O procedimento foi arquivado pelo Procurador da República, sob o entendimento que aplicada a regra da ponderação na colisão dos direitos fundamentais potencialmente em conflito no caso concreto (direito à privacidade dos alunos x segurança do patrimônio público), há preponderância do interesse público, já que o número de ocorrências envolvendo depredação do patrimônio da escola é crescente (fls. 113/114).

Os autos foram encaminhados para homologação da promoção de arquivamento pela Procuradoria Federal dos Direitos do Cidadão do Ministério Público Federal, ocasião em que se reconheceu ausente hipótese de intervenção. Porém, considerando precedentes adotados em casos análogos, a promoção de arquivamento foi convolada em declínio de atribuição para que o Ministério Público Estadual adotasse “medidas que julgar cabíveis”, aparentemente na área da educação, mediante análise das condições das escolas (fls. 119/120).

Recebidos os autos da Promotoria de Justiça de Campinas, o 24º Promotor de Justiça de Campinas, na qualidade de “Coordenador Setorial de Interesses Difusos e Coletivos”, encaminhou os autos à Coordenadora da Área da Infância e Juventude local (fls. 124), que por sua vez o distribuiu ao 33º Promotor de Justiça de Campinas, com atribuição na área da educação (fls. 126).

O 33º Promotor de Justiça de Campinas, por seu turno, ao receber o inquérito civil, suscitou conflito de atribuições em face do 24º Promotor de Justiça, aduzindo, em síntese, que a suposta violação à privacidade decorrente da instalação das câmeras de segurança atingiria não apenas adolescentes, mas também adultos e funcionários do local, extrapolando, portanto, o âmbito da proteção aos interesses difusos, coletivos e individuais homogêneos da infância e juventude sob o viés da área da educação. De outro lado, considerando que as câmeras foram instaladas com o fim de proteger o patrimônio público, a atribuição para oficiar no feito é do órgão de execução que atua em referida área, qual seja, o suscitado.

É o relato do essencial.

2.   Fundamentação.

Não está configurado o conflito de atribuições.

Como anota a doutrina especializada, configura-se o conflito negativo de atribuições quando “dois ou mais órgãos de execução do Ministério Público entendem não possuir atribuição para a prática de determinado ato”, indicando-se reciprocamente, um e outro, como sendo aquele que deverá atuar (cf. Emerson Garcia, Ministério Público, 2. ed., Rio de Janeiro, Lumen Juris, 2005, p. 196).
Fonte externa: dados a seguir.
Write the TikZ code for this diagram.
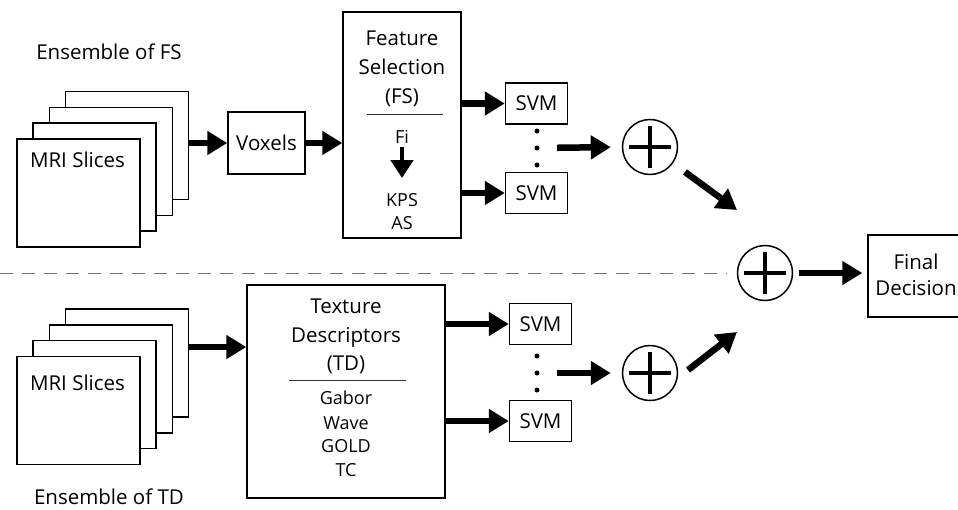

No presente caso, as partes envolvidas são o 24º Promotor de Justiça, que ocupa a função de “Coordenador Setorial de Interesses Difusos e Coletivos” da Promotoria de Justiça de Campinhas, responsável pelo encaminhamento do inquérito civil e o 33º Promotor de Justiça de Campinas, para o qual o procedimento foi distribuído.

O “Coordenador Setorial” exerce funções equivalentes ao de Secretário Executivo da Promotoria de Justiça, a quem incumbe responder pelos serviços administrativos das Promotorias, conforme disposto no artigo 47, inciso II da Lei Complementar nº 734/93:

“Artigo 47 - As Promotorias de Justiça serão organizadas por Ato do Procurador-Geral de Justiça, observadas as seguintes disposições:
(...)

II - nas Promotorias de Justiça com mais de 1 (um) integrante serão escolhidos Promotores de Justiça para exercer, durante o período de 1 (um) ano, permitida uma recondução consecutiva, as funções de Secretário Executivo e respectivo Suplente, com incumbência de responder pelos serviços administrativos da Promotoria;

(...)”

Assim, ao Coordendor Setorial, em função equivalente ao Secretário Executivo, cabe a distribuição do inquérito civil a uma das Promotorias de Justiça que secretaria administrativamente.

Recebido o inquérito civil, por ordem de distribuição, caberia ao  Promotor de Justiça destinatário do procedimento – no caso em testilha o 33º DD. Promotor de Justiça, ora suscitante - a recusa de atuação e consequente remessa à Promotoria de Justiça que entender dotada de atribuição, ocasião em que se abriria, então, possibilidade para eventual conflito negativo entre referidos órgãos de execução.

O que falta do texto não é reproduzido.